**WHAT TO DO**
Exactly the lines from the line containing "What seaborn and" through the line containing "from matplotlib.ticker import MultipleLocator" are to be echoed, with both included and pictures left out.

** START EXTRACTED RECORDS **

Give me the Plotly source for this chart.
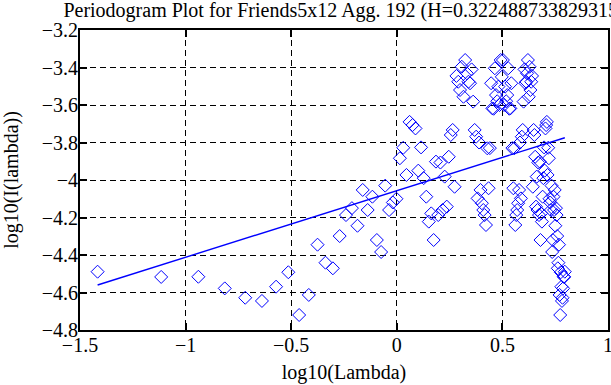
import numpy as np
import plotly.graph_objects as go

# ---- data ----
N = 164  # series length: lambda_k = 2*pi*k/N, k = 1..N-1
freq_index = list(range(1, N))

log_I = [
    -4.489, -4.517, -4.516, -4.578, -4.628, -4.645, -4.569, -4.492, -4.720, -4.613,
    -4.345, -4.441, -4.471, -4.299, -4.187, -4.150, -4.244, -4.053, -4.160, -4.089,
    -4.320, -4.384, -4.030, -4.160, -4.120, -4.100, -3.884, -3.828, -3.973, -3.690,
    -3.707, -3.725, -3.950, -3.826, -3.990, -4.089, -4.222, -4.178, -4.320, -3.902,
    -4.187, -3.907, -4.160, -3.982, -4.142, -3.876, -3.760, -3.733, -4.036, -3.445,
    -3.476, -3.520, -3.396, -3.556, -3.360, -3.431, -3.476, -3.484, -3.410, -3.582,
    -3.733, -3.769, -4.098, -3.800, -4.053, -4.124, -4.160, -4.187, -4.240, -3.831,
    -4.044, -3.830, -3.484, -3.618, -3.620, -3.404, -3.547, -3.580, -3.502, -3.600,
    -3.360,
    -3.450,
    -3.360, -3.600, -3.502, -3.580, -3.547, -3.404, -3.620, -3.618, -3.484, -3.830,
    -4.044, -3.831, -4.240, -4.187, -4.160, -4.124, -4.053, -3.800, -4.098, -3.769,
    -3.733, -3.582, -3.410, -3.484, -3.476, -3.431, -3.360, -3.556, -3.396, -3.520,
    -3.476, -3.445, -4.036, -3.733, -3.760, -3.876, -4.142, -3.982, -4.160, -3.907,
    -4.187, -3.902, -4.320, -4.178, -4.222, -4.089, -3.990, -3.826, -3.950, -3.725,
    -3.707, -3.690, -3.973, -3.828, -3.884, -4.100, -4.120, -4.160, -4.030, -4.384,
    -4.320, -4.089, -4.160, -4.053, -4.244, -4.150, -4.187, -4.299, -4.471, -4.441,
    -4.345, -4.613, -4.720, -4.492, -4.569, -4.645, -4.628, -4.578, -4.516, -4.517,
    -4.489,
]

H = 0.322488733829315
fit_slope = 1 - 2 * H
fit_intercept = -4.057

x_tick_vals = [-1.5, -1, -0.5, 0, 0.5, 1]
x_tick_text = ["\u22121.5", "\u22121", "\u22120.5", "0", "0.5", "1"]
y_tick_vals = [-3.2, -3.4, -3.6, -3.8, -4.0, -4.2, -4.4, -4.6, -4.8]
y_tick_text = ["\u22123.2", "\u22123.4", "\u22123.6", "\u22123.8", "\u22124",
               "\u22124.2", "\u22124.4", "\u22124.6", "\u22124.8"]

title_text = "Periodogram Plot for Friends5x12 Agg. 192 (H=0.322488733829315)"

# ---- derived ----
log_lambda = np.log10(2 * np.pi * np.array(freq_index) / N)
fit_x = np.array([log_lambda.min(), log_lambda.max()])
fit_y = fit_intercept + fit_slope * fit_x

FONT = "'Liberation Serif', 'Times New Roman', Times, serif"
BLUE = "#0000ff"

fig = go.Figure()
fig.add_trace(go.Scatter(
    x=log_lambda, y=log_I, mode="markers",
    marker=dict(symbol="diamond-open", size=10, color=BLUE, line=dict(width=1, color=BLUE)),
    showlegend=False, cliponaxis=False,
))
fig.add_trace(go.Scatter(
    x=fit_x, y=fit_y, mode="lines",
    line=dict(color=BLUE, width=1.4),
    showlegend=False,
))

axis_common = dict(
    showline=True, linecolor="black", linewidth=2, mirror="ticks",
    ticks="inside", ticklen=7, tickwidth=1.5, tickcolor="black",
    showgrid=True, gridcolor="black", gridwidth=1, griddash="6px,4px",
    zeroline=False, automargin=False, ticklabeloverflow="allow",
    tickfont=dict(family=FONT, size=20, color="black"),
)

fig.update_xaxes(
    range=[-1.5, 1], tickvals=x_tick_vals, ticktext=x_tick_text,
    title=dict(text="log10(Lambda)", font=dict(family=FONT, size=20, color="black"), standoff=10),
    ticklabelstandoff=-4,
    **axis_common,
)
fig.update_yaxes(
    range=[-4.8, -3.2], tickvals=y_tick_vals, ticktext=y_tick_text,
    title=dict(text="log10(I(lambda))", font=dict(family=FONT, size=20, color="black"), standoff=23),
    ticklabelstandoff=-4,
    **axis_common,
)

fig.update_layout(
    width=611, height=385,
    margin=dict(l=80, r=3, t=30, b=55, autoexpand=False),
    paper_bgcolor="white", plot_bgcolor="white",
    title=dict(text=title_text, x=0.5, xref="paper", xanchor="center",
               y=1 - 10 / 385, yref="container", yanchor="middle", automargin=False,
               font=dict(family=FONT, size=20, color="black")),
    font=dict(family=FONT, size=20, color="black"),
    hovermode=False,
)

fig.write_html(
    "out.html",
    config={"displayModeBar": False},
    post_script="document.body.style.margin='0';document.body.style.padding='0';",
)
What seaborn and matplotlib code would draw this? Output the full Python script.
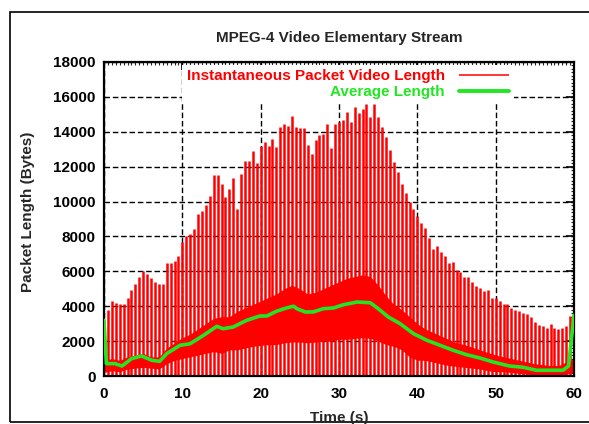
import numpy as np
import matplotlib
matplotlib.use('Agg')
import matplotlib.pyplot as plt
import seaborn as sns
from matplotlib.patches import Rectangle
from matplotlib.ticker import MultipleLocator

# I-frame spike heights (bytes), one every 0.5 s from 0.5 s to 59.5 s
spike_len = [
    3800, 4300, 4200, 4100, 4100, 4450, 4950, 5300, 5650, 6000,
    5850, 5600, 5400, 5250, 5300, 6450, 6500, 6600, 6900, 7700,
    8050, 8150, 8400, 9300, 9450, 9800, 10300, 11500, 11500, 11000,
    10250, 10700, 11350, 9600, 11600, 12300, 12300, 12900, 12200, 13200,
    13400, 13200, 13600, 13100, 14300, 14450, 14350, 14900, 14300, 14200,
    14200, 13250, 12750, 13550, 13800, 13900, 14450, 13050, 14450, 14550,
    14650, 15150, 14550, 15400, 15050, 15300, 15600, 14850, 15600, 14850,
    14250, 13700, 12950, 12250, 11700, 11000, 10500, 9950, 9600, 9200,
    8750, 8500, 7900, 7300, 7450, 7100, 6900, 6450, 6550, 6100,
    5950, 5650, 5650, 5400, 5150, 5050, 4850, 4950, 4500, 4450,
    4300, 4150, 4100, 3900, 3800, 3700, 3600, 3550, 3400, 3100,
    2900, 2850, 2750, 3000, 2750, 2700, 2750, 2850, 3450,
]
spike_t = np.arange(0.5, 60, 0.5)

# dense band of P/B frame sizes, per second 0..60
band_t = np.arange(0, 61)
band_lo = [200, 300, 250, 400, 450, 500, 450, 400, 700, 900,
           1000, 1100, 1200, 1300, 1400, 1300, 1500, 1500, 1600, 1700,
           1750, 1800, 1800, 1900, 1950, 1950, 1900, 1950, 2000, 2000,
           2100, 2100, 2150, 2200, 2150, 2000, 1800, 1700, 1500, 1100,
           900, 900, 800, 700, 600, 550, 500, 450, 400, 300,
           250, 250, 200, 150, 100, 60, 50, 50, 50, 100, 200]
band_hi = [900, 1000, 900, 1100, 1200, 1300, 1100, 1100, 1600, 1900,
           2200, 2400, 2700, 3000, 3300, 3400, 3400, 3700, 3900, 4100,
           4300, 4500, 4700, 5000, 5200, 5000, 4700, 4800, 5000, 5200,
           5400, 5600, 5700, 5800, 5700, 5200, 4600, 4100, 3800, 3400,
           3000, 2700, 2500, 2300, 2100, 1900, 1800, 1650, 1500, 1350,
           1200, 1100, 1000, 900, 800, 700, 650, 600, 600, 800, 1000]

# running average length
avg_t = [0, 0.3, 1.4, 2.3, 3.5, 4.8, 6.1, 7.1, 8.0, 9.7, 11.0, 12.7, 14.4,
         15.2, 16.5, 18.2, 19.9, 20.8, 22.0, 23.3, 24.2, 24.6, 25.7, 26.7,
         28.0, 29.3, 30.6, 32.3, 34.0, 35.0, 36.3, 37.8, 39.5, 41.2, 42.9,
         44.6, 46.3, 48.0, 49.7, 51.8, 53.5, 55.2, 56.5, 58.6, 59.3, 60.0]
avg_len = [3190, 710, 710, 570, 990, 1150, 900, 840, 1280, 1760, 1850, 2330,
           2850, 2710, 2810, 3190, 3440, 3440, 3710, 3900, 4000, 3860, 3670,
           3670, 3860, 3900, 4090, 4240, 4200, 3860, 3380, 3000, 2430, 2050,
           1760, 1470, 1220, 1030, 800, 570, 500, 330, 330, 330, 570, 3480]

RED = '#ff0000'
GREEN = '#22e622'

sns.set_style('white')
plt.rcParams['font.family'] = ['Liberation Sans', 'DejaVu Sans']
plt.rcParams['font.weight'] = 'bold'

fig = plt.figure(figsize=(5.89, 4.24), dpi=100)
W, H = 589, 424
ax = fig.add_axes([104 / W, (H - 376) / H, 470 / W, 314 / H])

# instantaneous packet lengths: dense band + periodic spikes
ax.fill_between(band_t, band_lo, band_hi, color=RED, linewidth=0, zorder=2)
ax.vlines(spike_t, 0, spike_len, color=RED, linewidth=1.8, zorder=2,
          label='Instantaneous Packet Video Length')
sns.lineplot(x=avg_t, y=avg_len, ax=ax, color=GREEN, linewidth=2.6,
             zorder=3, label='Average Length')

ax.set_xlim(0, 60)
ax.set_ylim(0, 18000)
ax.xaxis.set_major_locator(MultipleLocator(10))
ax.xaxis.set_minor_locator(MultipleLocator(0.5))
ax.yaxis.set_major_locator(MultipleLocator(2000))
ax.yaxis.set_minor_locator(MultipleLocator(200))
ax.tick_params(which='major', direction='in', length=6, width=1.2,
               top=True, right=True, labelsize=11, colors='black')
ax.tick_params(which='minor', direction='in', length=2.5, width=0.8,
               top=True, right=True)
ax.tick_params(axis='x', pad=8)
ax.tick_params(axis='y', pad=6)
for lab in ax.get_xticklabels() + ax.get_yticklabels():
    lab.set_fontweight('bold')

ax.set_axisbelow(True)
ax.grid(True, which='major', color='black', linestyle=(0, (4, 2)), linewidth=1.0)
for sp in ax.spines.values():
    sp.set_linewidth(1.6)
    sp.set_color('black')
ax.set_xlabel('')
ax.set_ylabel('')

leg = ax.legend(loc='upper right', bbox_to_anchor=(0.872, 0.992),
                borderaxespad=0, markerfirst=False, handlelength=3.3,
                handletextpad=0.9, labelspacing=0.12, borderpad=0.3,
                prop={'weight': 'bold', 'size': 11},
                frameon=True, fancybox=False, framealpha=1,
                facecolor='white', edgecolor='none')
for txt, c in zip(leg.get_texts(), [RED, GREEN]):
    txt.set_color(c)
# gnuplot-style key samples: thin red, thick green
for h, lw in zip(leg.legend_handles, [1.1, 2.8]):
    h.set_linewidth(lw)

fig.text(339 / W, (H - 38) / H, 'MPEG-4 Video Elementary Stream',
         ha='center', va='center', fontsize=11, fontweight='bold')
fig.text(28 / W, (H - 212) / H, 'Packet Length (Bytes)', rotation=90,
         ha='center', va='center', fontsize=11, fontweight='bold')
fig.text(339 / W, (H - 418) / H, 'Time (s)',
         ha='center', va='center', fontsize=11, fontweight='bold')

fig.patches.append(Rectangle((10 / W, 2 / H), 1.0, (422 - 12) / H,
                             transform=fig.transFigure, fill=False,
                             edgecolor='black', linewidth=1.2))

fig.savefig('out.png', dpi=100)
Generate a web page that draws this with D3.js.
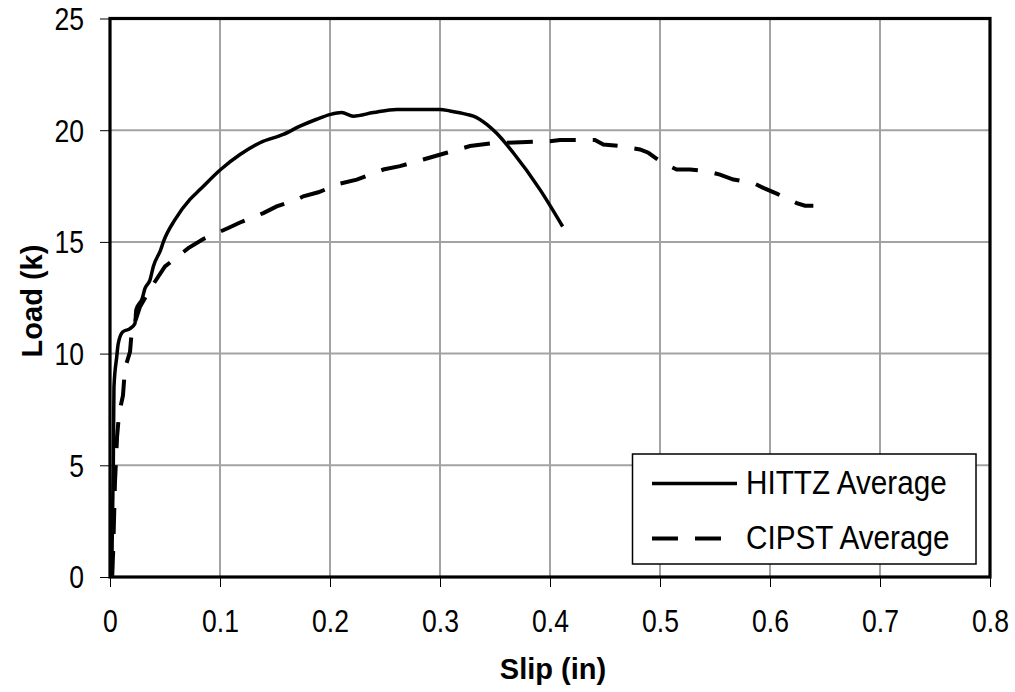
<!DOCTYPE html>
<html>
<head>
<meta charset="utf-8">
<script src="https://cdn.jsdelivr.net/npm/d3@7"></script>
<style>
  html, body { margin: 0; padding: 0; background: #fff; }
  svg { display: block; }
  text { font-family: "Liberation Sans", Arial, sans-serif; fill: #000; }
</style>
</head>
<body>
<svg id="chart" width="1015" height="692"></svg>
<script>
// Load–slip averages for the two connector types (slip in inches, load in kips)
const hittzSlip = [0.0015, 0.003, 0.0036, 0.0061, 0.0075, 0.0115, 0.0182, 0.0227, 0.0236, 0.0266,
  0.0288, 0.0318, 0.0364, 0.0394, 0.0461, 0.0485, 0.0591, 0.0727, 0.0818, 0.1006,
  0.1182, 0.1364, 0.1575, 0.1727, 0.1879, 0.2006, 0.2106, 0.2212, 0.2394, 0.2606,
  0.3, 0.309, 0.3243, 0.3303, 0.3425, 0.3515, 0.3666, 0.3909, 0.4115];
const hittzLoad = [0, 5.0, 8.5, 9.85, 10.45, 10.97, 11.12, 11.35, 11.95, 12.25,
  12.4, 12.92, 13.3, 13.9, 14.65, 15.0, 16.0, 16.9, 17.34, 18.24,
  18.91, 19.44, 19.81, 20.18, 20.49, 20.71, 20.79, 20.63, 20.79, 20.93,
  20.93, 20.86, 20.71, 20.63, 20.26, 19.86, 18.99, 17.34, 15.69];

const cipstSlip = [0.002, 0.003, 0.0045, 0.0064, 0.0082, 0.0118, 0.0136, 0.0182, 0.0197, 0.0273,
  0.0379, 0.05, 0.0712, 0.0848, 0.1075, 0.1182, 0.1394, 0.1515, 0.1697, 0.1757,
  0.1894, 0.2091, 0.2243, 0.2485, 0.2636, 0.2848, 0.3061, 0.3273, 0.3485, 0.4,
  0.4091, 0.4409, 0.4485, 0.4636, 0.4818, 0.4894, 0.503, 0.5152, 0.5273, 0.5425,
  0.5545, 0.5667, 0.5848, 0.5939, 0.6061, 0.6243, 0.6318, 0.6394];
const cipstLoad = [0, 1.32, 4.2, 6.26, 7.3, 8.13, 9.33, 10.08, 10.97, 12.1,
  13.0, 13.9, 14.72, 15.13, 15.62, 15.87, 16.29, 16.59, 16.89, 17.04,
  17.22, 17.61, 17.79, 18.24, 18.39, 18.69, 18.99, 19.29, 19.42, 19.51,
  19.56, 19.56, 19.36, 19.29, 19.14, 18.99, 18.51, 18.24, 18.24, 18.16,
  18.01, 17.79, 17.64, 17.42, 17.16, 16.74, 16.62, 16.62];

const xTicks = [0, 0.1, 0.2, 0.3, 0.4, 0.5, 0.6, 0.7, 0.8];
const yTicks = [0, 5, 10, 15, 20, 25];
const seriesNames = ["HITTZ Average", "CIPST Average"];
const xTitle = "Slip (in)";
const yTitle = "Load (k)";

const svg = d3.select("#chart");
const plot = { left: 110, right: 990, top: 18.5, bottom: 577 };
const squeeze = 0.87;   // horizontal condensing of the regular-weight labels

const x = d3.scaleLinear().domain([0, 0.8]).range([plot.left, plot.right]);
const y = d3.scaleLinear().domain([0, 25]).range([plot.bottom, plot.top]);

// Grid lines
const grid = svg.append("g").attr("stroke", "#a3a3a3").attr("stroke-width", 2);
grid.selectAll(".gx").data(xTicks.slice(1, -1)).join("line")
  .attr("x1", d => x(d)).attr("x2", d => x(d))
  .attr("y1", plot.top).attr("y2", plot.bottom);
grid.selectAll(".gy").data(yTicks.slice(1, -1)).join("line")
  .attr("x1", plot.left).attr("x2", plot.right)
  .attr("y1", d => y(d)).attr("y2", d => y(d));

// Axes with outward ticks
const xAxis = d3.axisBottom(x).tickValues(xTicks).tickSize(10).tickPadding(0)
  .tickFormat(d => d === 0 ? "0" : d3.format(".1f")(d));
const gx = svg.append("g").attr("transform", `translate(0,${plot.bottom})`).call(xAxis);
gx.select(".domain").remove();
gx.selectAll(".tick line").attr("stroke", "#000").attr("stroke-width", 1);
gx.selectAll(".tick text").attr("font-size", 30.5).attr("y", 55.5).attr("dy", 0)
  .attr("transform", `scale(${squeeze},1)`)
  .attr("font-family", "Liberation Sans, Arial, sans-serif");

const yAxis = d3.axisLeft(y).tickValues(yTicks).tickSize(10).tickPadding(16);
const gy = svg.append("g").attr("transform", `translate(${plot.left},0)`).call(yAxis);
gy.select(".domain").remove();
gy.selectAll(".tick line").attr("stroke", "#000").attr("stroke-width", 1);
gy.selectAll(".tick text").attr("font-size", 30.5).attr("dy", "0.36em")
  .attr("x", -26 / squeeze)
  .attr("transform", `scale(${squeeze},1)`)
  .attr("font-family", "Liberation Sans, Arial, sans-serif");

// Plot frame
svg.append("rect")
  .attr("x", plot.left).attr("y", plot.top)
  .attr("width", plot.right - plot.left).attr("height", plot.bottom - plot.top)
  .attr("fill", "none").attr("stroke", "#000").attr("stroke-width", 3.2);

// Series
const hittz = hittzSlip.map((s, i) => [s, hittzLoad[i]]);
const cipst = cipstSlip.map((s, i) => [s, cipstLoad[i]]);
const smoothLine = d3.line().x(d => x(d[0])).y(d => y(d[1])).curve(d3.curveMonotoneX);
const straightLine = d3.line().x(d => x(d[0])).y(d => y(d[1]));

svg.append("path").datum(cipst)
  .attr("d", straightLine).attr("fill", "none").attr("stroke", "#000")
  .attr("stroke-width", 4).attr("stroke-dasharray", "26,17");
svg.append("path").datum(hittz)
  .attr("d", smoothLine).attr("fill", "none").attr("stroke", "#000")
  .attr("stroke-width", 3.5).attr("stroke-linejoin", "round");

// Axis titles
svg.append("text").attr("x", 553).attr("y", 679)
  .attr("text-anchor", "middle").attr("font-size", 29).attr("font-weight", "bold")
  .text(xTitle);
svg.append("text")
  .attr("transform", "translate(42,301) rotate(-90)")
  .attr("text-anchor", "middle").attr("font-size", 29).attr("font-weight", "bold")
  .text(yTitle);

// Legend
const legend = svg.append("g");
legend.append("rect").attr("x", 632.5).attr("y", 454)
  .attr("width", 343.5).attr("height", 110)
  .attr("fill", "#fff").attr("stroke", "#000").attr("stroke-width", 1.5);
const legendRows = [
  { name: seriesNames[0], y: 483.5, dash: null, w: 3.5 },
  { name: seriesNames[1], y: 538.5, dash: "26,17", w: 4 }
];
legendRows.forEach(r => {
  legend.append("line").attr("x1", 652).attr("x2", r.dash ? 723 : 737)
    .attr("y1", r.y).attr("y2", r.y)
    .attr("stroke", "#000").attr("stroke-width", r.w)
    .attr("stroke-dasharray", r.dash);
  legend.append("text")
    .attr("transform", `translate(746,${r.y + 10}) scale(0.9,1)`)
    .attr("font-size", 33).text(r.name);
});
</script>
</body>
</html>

** END EXTRACTED RECORDS **

**TASK ANSWER**
What seaborn and matplotlib code would draw this? Output the full Python script.
import numpy as np
import matplotlib
matplotlib.use('Agg')
import matplotlib.pyplot as plt
import seaborn as sns
from matplotlib.patches import Rectangle
from matplotlib.ticker import MultipleLocator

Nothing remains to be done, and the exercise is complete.